Vírus de gripe e crise de asma ajudaram na Proclamação da República no Brasil, mas uma vingança amorosa foi determinante – como se vê, a República foi instaurada em condições não normais de emoção, pressão e temperatura. O marechal Deodoro da Fonseca estava de mau humor naquela sexta-feira de 15 de novembro de 1889 quando foi tirado da cama por um grupo de republicanos. Levaram-no até o Campo de Santana, ele destituiu o visconde de Ouro Preto da chefia do Conselho de Ministros e retornou à casa e à cama sem pronunciar uma palavra sequer sobre se derrubara o monarca dom Pedro II. Começou a correr, a partir daí, a notícia de que o senador Gaspar da Silveira Martins substituiria o visconde. Ah Gaspar, Gaspar que anos atrás lhe furtara a mulher amada!… Não, Gaspar, você não assumiria gabinete algum, nem haveria mais Conselho de Ministros – melhor, não haveria mais Império. Deodoro da Fonseca proclamou a República. Nasce ela, assim, mazelada: envolvida já em mazelas, que é sinônimo de passionalidade e doença, expressão tão bem empregada por Fernando Sabino. E nasce desmazelada: sem zelo, mal cuidada e sem rumo.

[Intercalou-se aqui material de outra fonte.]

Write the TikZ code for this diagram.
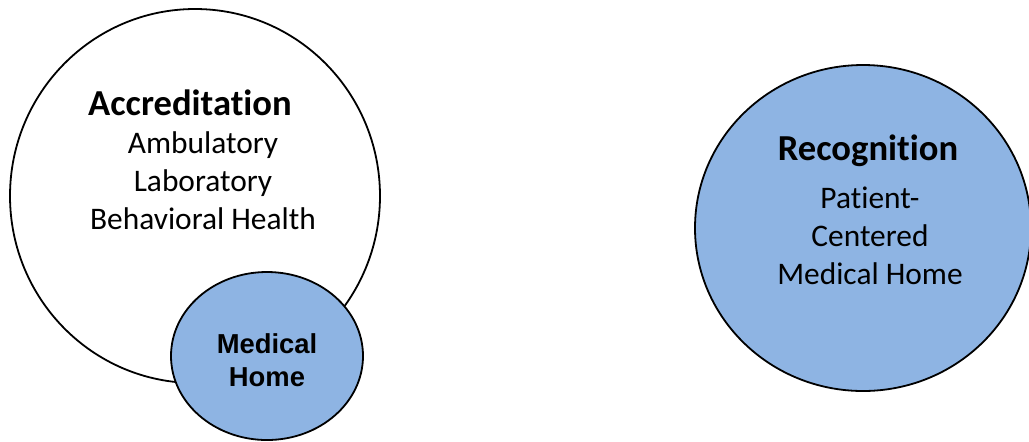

Proclamada como se fosse “parada militar” e “sem povo”, na observação de Aristides Lobo (Diário Popular, 18 de novembro de 1889), a República padece de mazela grave: a falta de empatia, a incapacidade de os governantes se colocarem no lugar dos governados. Já de início, o povo elegeu como Hino Nacional o “Liberdade, liberdade/abre as asas sobre nós…”, mas Deodoro gostava mesmo daquele que já estava vigorando: “Ouviram do Ipiranga às margens plácidas…”. Ignorou a vontade popular e ficou valendo o de sua preferência.

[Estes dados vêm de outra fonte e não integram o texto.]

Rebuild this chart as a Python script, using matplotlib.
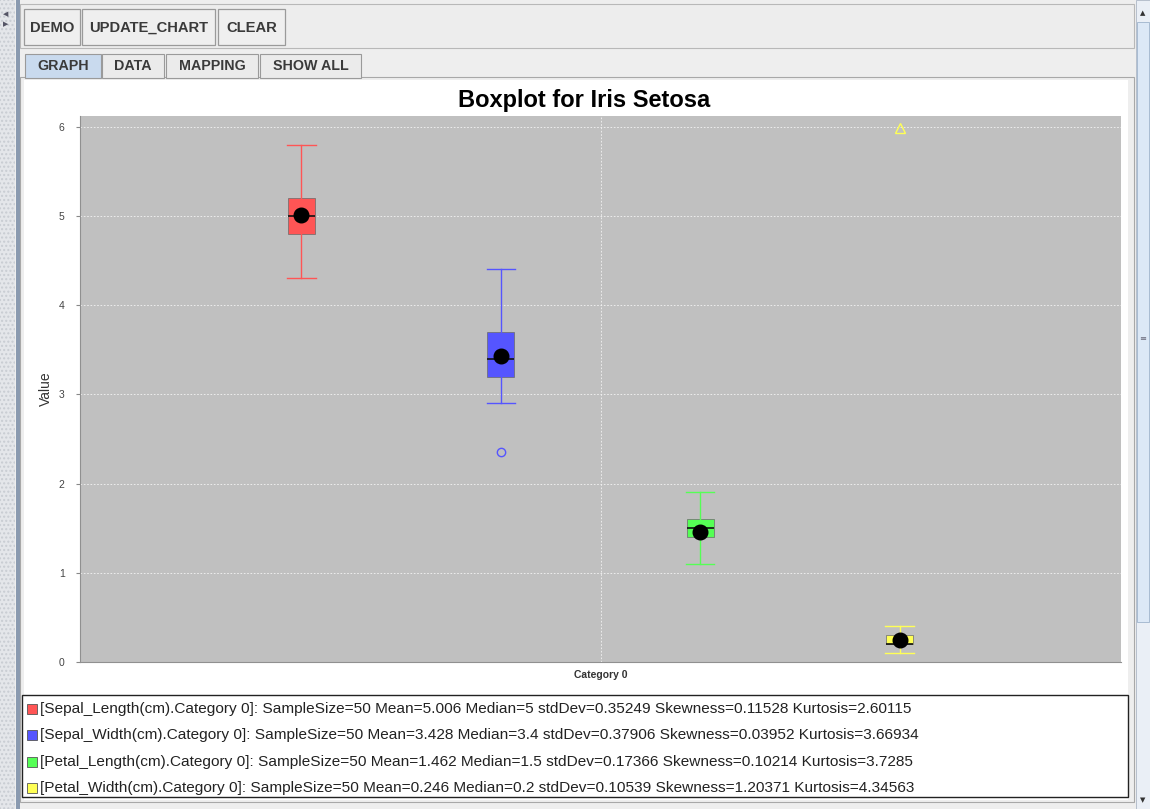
import numpy as np
import matplotlib
matplotlib.use("Agg")
import matplotlib.pyplot as plt
from matplotlib.patches import Rectangle

plt.rcParams['font.family'] = ['Liberation Sans', 'DejaVu Sans']

# ---- data ----
series_names = ["Sepal_Length(cm)", "Sepal_Width(cm)", "Petal_Length(cm)", "Petal_Width(cm)"]
category = "Category 0"
whisker_low = [4.3, 2.9, 1.1, 0.1]
q1 = [4.8, 3.2, 1.4, 0.2]
medians = [5.0, 3.4, 1.5, 0.2]
q3 = [5.2, 3.7, 1.6, 0.3]
whisker_high = [5.8, 4.4, 1.9, 0.4]
means = [5.006, 3.428, 1.462, 0.246]
sample_sizes = [50, 50, 50, 50]
std_devs = ["0.35249", "0.37906", "0.17366", "0.10539"]
skewness = ["0.11528", "0.03952", "0.10214", "1.20371"]
kurtosis = ["2.60115", "3.66934", "3.7285", "4.34563"]
mean_txt = ["5.006", "3.428", "1.462", "0.246"]
median_txt = ["5", "3.4", "1.5", "0.2"]
outliers = [[], [2.35], [], []]
far_outliers_high = [[], [], [], [5.98]]
series_colors = ["#FF5555", "#5555FF", "#55FF55", "#FFFF55"]
y_ticks = [0, 1, 2, 3, 4, 5, 6]

W, H = 1150, 809
fig = plt.figure(figsize=(W / 100, H / 100), dpi=100)
fig.patch.set_facecolor("#EEEEEE")


def rect(x, y, w, h, zorder=-5, **kw):
    """Rectangle given in pixel units, origin at the top-left corner."""
    r = Rectangle((x / W, 1 - (y + h) / H), w / W, h / H,
                  transform=fig.transFigure, zorder=zorder, **kw)
    fig.patches.append(r)
    return r


def ftext(x, y, s, **kw):
    fig.text(x / W, 1 - y / H, s, **kw)


# ---- window chrome ----
rect(0, 0, 15, H, facecolor="#E4E6EA", edgecolor="#C8CCD2", hatch="....", lw=0)
rect(16, 0, 4, H, facecolor="#8A9AB0", edgecolor="none")
ftext(6, 14, "◀", fontsize=5, color="#556", ha="center", va="center", family="DejaVu Sans")
ftext(6, 24, "▶", fontsize=5, color="#556", ha="center", va="center", family="DejaVu Sans")

# toolbar
rect(20, 4, 1114, 44, facecolor="#EDEDED", edgecolor="#B8B8B8", lw=0.8)
for bx, bw, label in [(24, 56, "DEMO"), (82, 133, "UPDATE_CHART"), (218, 67, "CLEAR")]:
    rect(bx, 9, bw, 36, facecolor="#EFEFEF", edgecolor="#9A9A9A", lw=0.9)
    ftext(bx + bw / 2, 28, label, fontsize=10.6, fontweight="bold", color="#3A3A3A",
          ha="center", va="center")

# tabs
rect(20, 77, 1114, 725, facecolor="#EEEEEE", edgecolor="#A8A8A8", lw=0.8)
for tx, tw, label, sel in [(25, 76, "GRAPH", True), (102, 62, "DATA", False),
                           (166, 92, "MAPPING", False), (260, 101, "SHOW ALL", False)]:
    rect(tx, 54, tw, 24, facecolor="#C9DAEE" if sel else "#EBEBEB",
         edgecolor="#9A9A9A", lw=0.8)
    ftext(tx + tw / 2, 66, label, fontsize=10.3, fontweight="bold", color="#3A3A3A",
          ha="center", va="center")

# chart panel
rect(24, 80, 1104, 720, facecolor="white", edgecolor="none")

# scrollbar
rect(1136, 0, 14, H, facecolor="#EAEFF6", edgecolor="#AEB8C6", lw=0.6)
rect(1137, 22, 12, 600, facecolor="#DCE8F6", edgecolor="#9FB3CC", lw=0.6)
ftext(1143, 13, "▲", fontsize=5, color="#333", ha="center", va="center", family="DejaVu Sans")
ftext(1143, 800, "▼", fontsize=5, color="#333", ha="center", va="center", family="DejaVu Sans")
ftext(1143, 338, "≡", fontsize=6, color="#667", ha="center", va="center", family="DejaVu Sans")

# ---- plot ----
ax_l, ax_r, ax_t, ax_b = 80, 1121, 116, 662
ax = fig.add_axes([ax_l / W, 1 - ax_b / H, (ax_r - ax_l) / W, (ax_b - ax_t) / H])
ax.set_zorder(1)
ax.set_facecolor("#C0C0C0")
ax.set_xlim(0, 1)
ax.set_ylim(0, 6.12)

n = len(series_names)
positions = 0.5 + (np.arange(n) - (n - 1) / 2) * 0.1915
box_w = 0.026

stats = []
for i in range(n):
    stats.append(dict(med=medians[i], q1=q1[i], q3=q3[i], whislo=whisker_low[i],
                      whishi=whisker_high[i], mean=means[i], fliers=[]))

bp = ax.bxp(stats, positions=positions, widths=box_w, patch_artist=True,
            showmeans=True, manage_ticks=False, showfliers=False,
            meanprops=dict(marker="o", markerfacecolor="black", markeredgecolor="black",
                           markersize=10.5),
            medianprops=dict(color="#111111", lw=1.2),
            capwidths=box_w * 1.05, zorder=3)
for i in range(n):
    c = series_colors[i]
    bp["boxes"][i].set_facecolor(c)
    bp["boxes"][i].set_edgecolor("#6A6A6A")
    bp["boxes"][i].set_linewidth(0.5)
    for ln in bp["whiskers"][2 * i:2 * i + 2] + bp["caps"][2 * i:2 * i + 2]:
        ln.set_color(c)
        ln.set_linewidth(1.0)
    if outliers[i]:
        ax.plot([positions[i]] * len(outliers[i]), outliers[i], "o", ms=6,
                mfc="none", mec=c, mew=1.0, zorder=4)
    if far_outliers_high[i]:
        ax.plot([positions[i]] * len(far_outliers_high[i]), far_outliers_high[i], "^",
                ms=7, mfc="none", mec=c, mew=1.0, zorder=4)

ax.set_yticks(y_ticks)
ax.set_yticklabels([str(t) for t in y_ticks], fontsize=7.5, color="#444444")
ax.yaxis.grid(True, color="#F4F4F4", linestyle=(0, (2, 2)), lw=0.6)
ax.set_xticks([0.5])
ax.set_xticklabels([category], fontsize=7.5, color="#333333", fontweight="bold")
ax.tick_params(axis="x", length=0, pad=6)
ax.xaxis.grid(True, color="#F4F4F4", linestyle=(0, (2, 2)), lw=0.6)
ax.tick_params(axis="y", length=3, color="#888888", pad=8)
ax.set_axisbelow(True)
for s in ["top", "right"]:
    ax.spines[s].set_visible(False)
ax.spines["left"].set_color("#909090")
ax.spines["bottom"].set_color("#909090")
ax.set_ylabel("Value", fontsize=10, color="#333333", labelpad=4)

ftext(584, 101, "Boxplot for Iris Setosa", fontsize=17, fontweight="bold",
      color="black", ha="center", va="center")

# ---- legend ----
rect(22, 695, 1106, 102, facecolor="white", edgecolor="#222222", lw=1.0)
legend_y = [709, 735, 762, 788]
for i in range(n):
    rect(27, legend_y[i] - 5, 10, 10, facecolor=series_colors[i], edgecolor="#555555", lw=0.6)
    txt = (f"[{series_names[i]}.{category}]: SampleSize={sample_sizes[i]} "
           f"Mean={mean_txt[i]} Median={median_txt[i]} stdDev={std_devs[i]} "
           f"Skewness={skewness[i]} Kurtosis={kurtosis[i]}")
    ftext(40, legend_y[i], txt, fontsize=11.1, color="#222222", ha="left", va="center")

fig.savefig("out.png", dpi=100, facecolor=fig.get_facecolor())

Como se vê, a falta de empatia é mazela antiga, e suas recidivas andam bravas – uma pontada aguda sentiu-se recentemente com o governo federal tentando esquartejar o décimo terceiro salário de aposentados e pensionistas. Elejo esse exemplo porque o descuido com aposentados traduz bem o fosso entre governo e povo. É preciso cortar gastos? Mexe-se com os velhinhos, afinal a osteoporose (doença de 15 milhões de brasileiros) não aguenta marchar, com o número do benefício nas mãos, em direção ao Palácio do Planalto. Em São Paulo houve grupo de oração na igreja de Santo Expedito, e o santo é forte: o governo resistiu mas voltou atrás. O fato de ele ter proposto o parcelamento, no entanto, já expõe uma República mazelada e desmazelada. Aposentado precisa do caraminguá mirrado para comer, ir ao médico, pagar casa de repouso, e daqui a pouco vai ter de pagar a própria necropsia se morrer na “saidinha” do banco. Outro exemplo da carência de empatia é a greve dos funcionários do INSS, sem que o governo tenha autoridade para mandá-los trabalhar, mesmo com a lei a dizer-lhe que a paralisação é ilegal.

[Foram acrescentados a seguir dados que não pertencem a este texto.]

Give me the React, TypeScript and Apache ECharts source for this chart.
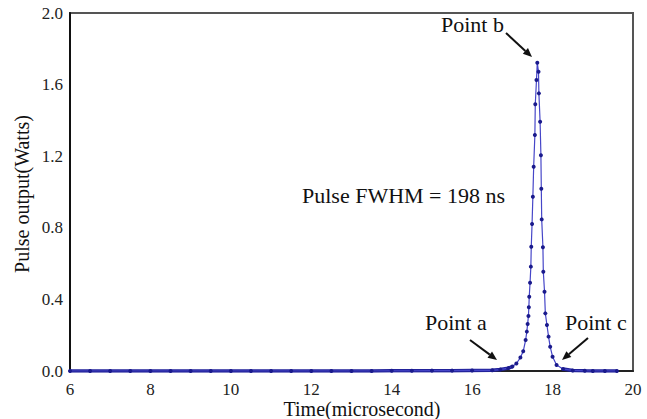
import React, { useEffect, useRef } from "react";
import * as echarts from "echarts";

// Time (microsecond)
const times = [
  6.0, 6.5, 7.0, 7.5, 8.0, 8.5, 9.0, 9.5, 10.0, 10.5, 11.0, 11.5, 12.0, 12.5,
  13.0, 13.5, 14.0, 14.5, 15.0, 15.5, 16.0, 16.5, 16.7, 16.9, 17.0, 17.1, 17.2,
  17.27, 17.33, 17.36, 17.38, 17.4, 17.41, 17.42, 17.44, 17.46, 17.47, 17.49,
  17.51, 17.53, 17.56, 17.57, 17.6, 17.62, 17.65, 17.66, 17.69, 17.71, 17.72,
  17.73, 17.76, 17.77, 17.8, 17.82, 17.86, 17.9, 17.94, 18.0, 18.1, 18.26, 18.5,
  18.8, 19.0, 19.3, 19.6,
];
// Pulse output (Watts)
const power = [
  0, 0, 0, 0, 0, 0, 0, 0, 0, 0, 0, 0, 0, 0,
  0, 0, 0.001, 0.001, 0.002, 0.002, 0.003, 0.004, 0.008, 0.016, 0.025, 0.042, 0.075,
  0.11, 0.173, 0.22, 0.263, 0.307, 0.356, 0.415, 0.493, 0.583, 0.694, 0.821,
  0.974, 1.141, 1.318, 1.49, 1.626, 1.722, 1.672, 1.551, 1.393, 1.205, 1.018,
  0.847, 0.691, 0.555, 0.443, 0.322, 0.257, 0.192, 0.136, 0.08, 0.034, 0.011, 0.003,
  0.001, 0, 0, 0,
];

const xTicks = [6, 8, 10, 12, 14, 16, 18, 20];
const yTicks = [0, 0.4, 0.8, 1.2, 1.6, 2.0];

const SERIF = "'Liberation Serif', 'DejaVu Serif', 'Times New Roman', serif";

function arrow(x1: number, y1: number, x2: number, y2: number) {
  const dx = x2 - x1;
  const dy = y2 - y1;
  const len = Math.sqrt(dx * dx + dy * dy);
  const ux = dx / len;
  const uy = dy / len;
  const hl = 9;
  const hw = 3.8;
  const bx = x2 - ux * hl;
  const by = y2 - uy * hl;
  const px = -uy * hw;
  const py = ux * hw;
  return [
    {
      type: "line",
      shape: { x1, y1, x2: bx, y2: by },
      style: { stroke: "#111", lineWidth: 2 },
      z: 10,
    },
    {
      type: "polygon",
      shape: {
        points: [
          [x2, y2],
          [bx + px, by + py],
          [bx - px, by - py],
        ],
      },
      style: { fill: "#111" },
      z: 10,
    },
  ];
}

function text(t: string, x: number, y: number, size: number, align = "left", rotation = 0) {
  return {
    type: "text",
    x,
    y,
    rotation,
    z: 10,
    style: {
      text: t,
      fill: "#111",
      fontFamily: SERIF,
      fontSize: size,
      align,
      verticalAlign: "middle",
    },
  };
}

export default function App() {
  const ref = useRef<HTMLDivElement>(null);
  useEffect(() => {
    document.body.style.margin = "0";
    if (!ref.current) return;
    const chart = echarts.init(ref.current, undefined, { renderer: "svg" });
    const pts = times.map((t, i) => [t, power[i]]);
    const basePts = times.map((t, i) =>
      t <= 17.0 || t >= 18.26 ? [t, power[i]] : [t, "-"]
    );
    chart.setOption({
      animation: false,
      backgroundColor: "#fff",
      textStyle: { fontFamily: SERIF },
      grid: {
        left: 70,
        right: 14,
        top: 13,
        bottom: 48,
        show: true,
        borderColor: "#555",
        borderWidth: 2,
        containLabel: false,
        outerBoundsMode: "none",
      },
      xAxis: {
        type: "value",
        min: xTicks[0],
        max: xTicks[xTicks.length - 1],
        interval: 2,
        axisLine: { show: true, onZero: false, lineStyle: { color: "#222", width: 2 } },
        axisTick: { show: false },
        splitLine: { show: false },
        axisLabel: {
          color: "#222",
          fontFamily: SERIF,
          fontSize: 17,
          margin: 10,
        },
      },
      yAxis: {
        type: "value",
        min: yTicks[0],
        max: yTicks[yTicks.length - 1],
        interval: 0.4,
        axisLine: { show: true, lineStyle: { color: "#111", width: 2 } },
        axisTick: { show: false },
        splitLine: { show: false },
        axisLabel: {
          color: "#222",
          fontFamily: SERIF,
          fontSize: 17,
          margin: 7,
          formatter: (v: number) => v.toFixed(1),
        },
      },
      series: [
        {
          type: "line",
          data: basePts,
          showSymbol: false,
          symbol: "none",
          connectNulls: false,
          lineStyle: { color: "#22229a", width: 3.5 },
          z: 3,
        },
        {
          type: "line",
          data: pts,
          symbol: "circle",
          symbolSize: 4,
          showAllSymbol: true,
          itemStyle: { color: "#1a1a8c" },
          lineStyle: { color: "#4646c8", width: 1.2 },
          z: 4,
        },
      ],
      graphic: [
        text("Point b", 441, 24, 22),
        ...arrow(506, 33, 532, 57),
        text("Point a", 425, 322, 22),
        ...arrow(470, 340, 497, 360),
        text("Point c", 565, 322, 22),
        ...arrow(588, 338, 562, 360),
        text("Pulse FWHM = 198 ns", 302, 195, 22),
        text("Time(microsecond)", 362, 409, 20, "center"),
        text("Pulse output(Watts)", 22, 194, 20, "center", Math.PI / 2),
      ],
    });
    return () => chart.dispose();
  }, []);
  return <div ref={ref} style={{ width: 647, height: 419 }} />;
}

Há um genial partido alto de Martinho da Vila que diz “canta alto/canta forte/que a vida vai melhorar”. Bênção Martinho! Quando é, no entanto, o governo federal que diz, aí não creio porque parece outra recidiva: a da mentira da dialética stalinista que deturpou Hegel e foi seguida por muitos que se instalam ou se instalaram há pouco no Palácio do Planalto (um deles dá expediente hoje no Instituto Médico-Penal, em Pinhais). É mais saudável retrocedermos à dialética de Heráclito que nos ensina que “nunca nos banhamos duas vezes no mesmo rio”. Até porque está faltando água no País, rios estão secando e, graças a Deus, esse governo federal vai passar e não mais voltará.